Why The Timberwolves Have The Advantage
The Timberwolves bring the stronger two-way team profile into this matchup. They score 118.4 points per game, rank sixth in offensive rating at 118.4, and sit seventh in defensive rating at 113.6. That balance is the biggest difference between these teams. The Clippers can score efficiently, but the Timberwolves have been better on both ends over the full season.
The three-point math leans their way. The Timberwolves are shooting 37.6% from three, which is fifth in the league, and they make 13.9 threes per game. The Clippers are solid from deep at 36.2%, but they only make 12.2 threes per game and do not generate the same kind of volume. If the Timberwolves get to their normal spacing around Edwards and Randle, they can create a cleaner shot-value edge.
The rebounding gap matters in this matchup. The Timberwolves are at 44.6 rebounds per game, while the Clippers are down at 41.0. That is not just a loose team stat. It matters because the Clippers are already without Collins, and they do not have much margin for error inside if the Timberwolves win the glass and extend possessions.
There is also a pace-and-pressure argument for the Timberwolves. They play at a 100.7 pace, which ranks 10th, and they can push games toward more possessions than the Clippers want. That matters because the Clippers average only 23.4 assists per game and are much less comfortable when they have to score repeatedly without controlling tempo. If the Timberwolves can speed this up off misses and turnovers, they force the Clippers into a style that does not fit them as cleanly.
And the direct matchup history still counts. The Timberwolves are 2-1 in the season series, and both of their wins came in games where they made the Clippers defend more actions and held up physically enough to survive Leonard’s scoring. This is not some mystery matchup. The Timberwolves have already shown the blueprint.
X-Factors
Kris Dunn is the Clippers’ point-of-attack tone-setter. Dunn is at 7.8 points, 2.9 rebounds, and 3.3 assists, and his role here is bigger than the box score because the Clippers need someone to make Edwards work before the possession really starts. If Dunn can disrupt the first action and keep the Timberwolves from getting downhill too cleanly, the Clippers have a much better chance to control tempo.
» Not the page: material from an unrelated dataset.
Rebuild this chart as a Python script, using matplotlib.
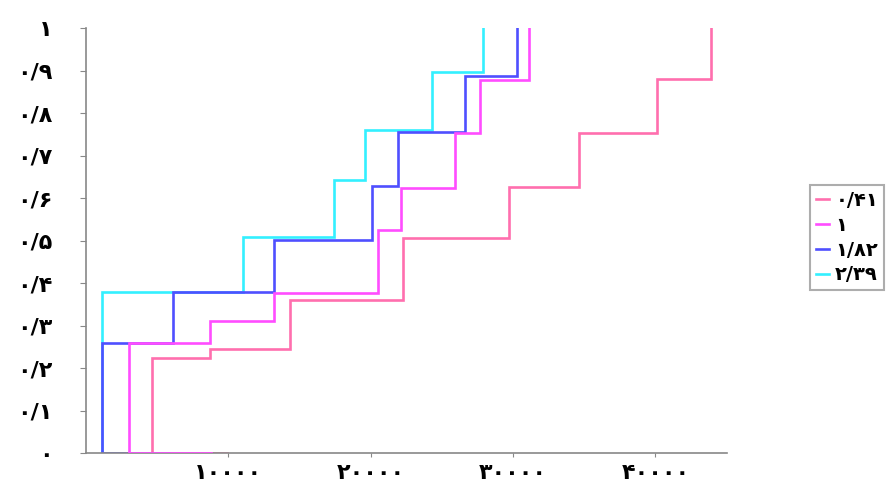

Derrick Jones Jr. is the other Clippers name that can swing the game. He is averaging 11.3 points, 3.0 rebounds, and 1.3 assists, and this is the kind of matchup where his athletic finishing and weak-side defense matter more than his usage. If Jones is scoring on cuts, running the floor, and adding a few extra stops at the rim, the Clippers can survive the non-Leonard possessions a lot more comfortably.
Jaden McDaniels is a real swing piece for the Timberwolves because this matchup asks him to do the hardest defensive work without disappearing on offense. McDaniels is averaging 14.7 points, 4.3 rebounds, and 2.8 assists while shooting 51.5% from the field and 42.1% from three. His role here is to make Leonard work for everything, then punish help with quick decisions and spot-up shooting. If McDaniels gives them efficient two-way minutes, the Timberwolves become much more stable across the middle of the game.
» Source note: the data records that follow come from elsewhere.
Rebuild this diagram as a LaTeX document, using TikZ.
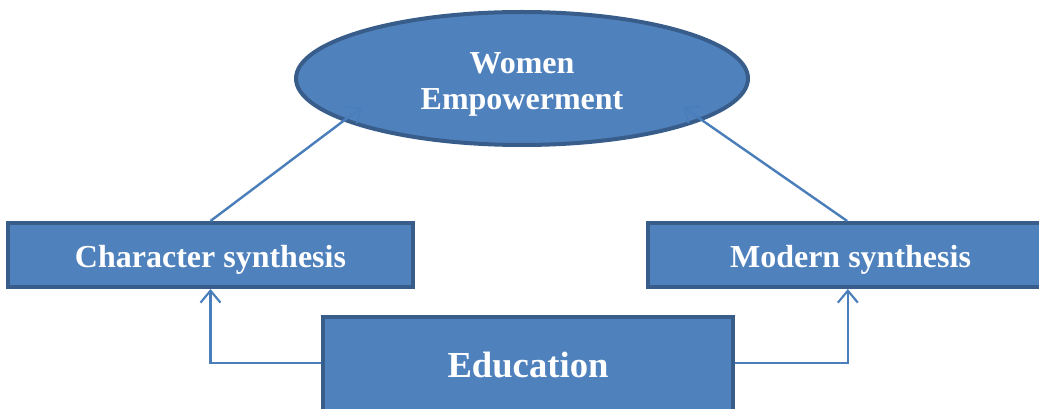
\documentclass[tikz,border=0pt]{standalone}
\usepackage{fontspec}
\setmainfont{Liberation Serif}
\usetikzlibrary{shapes,arrows.meta,calc,positioning}

\definecolor{boxfill}{HTML}{4F81BD}
\definecolor{boxline}{HTML}{385D8A}
\definecolor{arrline}{HTML}{4A7EBB}

\begin{document}
\begin{tikzpicture}[x=0.75pt,y=-0.75pt,
  block/.style={draw=boxline,fill=boxfill,line width=3pt,rectangle,text=white,
    font=\fontsize{24}{27}\selectfont\bfseries,inner sep=0pt,
    minimum width=303.75pt,minimum height=48pt},
  side/.style={block,text height=19.5pt,text depth=0pt},
  goal/.style={block,ellipse,align=center,minimum width=339pt,minimum height=99.75pt,
    text height=47.2pt,text depth=0pt},
  link/.style={draw=arrline,line width=1.8pt,-{Straight Barb[length=9pt,width=15pt,line width=1.6pt]}}]

        \useasboundingbox (0,0) rectangle (1039,409);
        \clip (0,0) rectangle (1039,409);

        \node (WE) [goal] at (522,78.5) {Women\\Empowerment};
        \node (CS) [side] at (210.5,255) {Character synthesis};
        \node (MS) [side] at (850.5,255) {Modern synthesis};
        \node (ED) [block,minimum width=307.5pt,minimum height=72pt,
          font=\fontsize{27.5}{30}\selectfont\bfseries] at (528,365) {Education};

        \coordinate (WEl) at ($(WE.center)+(-160,28.5)$);
        \coordinate (WEr) at ($(WE.center)+(161,28.5)$);

        \draw[link] (CS.north) -- (WEl);
        \draw[link] ([xshift=-2.5pt]MS.north) -- (WEr);
        \draw[link] ([yshift=1.5pt]ED.west) -| (CS.south);
        \draw[link] ([yshift=1.5pt]ED.east) -| ([xshift=-2pt]MS.south);
      \end{tikzpicture}
\end{document}
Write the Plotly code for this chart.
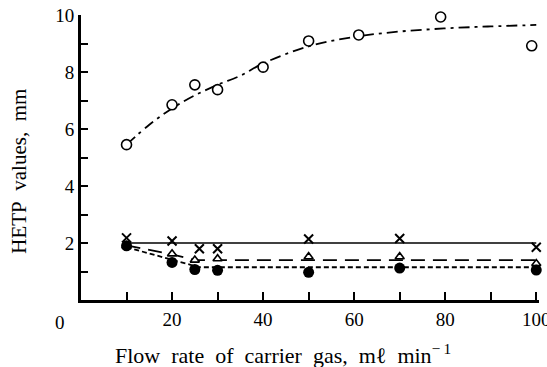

Naz Reid is the other major Timberwolves X-factor because he can change the frontcourt matchup without the offense slowing down. Reid is putting up 13.8 points, 6.4 rebounds, and 2.4 assists, and he gives the Timberwolves a big man who can stretch the floor and still win physical minutes. If Reid hits open threes and holds his own on the glass, the Timberwolves can keep size on the floor without sacrificing spacing.
Prediction
I’m taking the Timberwolves. The Clippers have the home edge and the better recent momentum, but the Timberwolves still have the stronger full-season profile, the better rebounding base, and the better defensive numbers. They are sixth in offensive rating, seventh in defensive rating, and they already lead the season series 2-1. If they do not let the Clippers turn this into a slow game, the matchup still leans their way.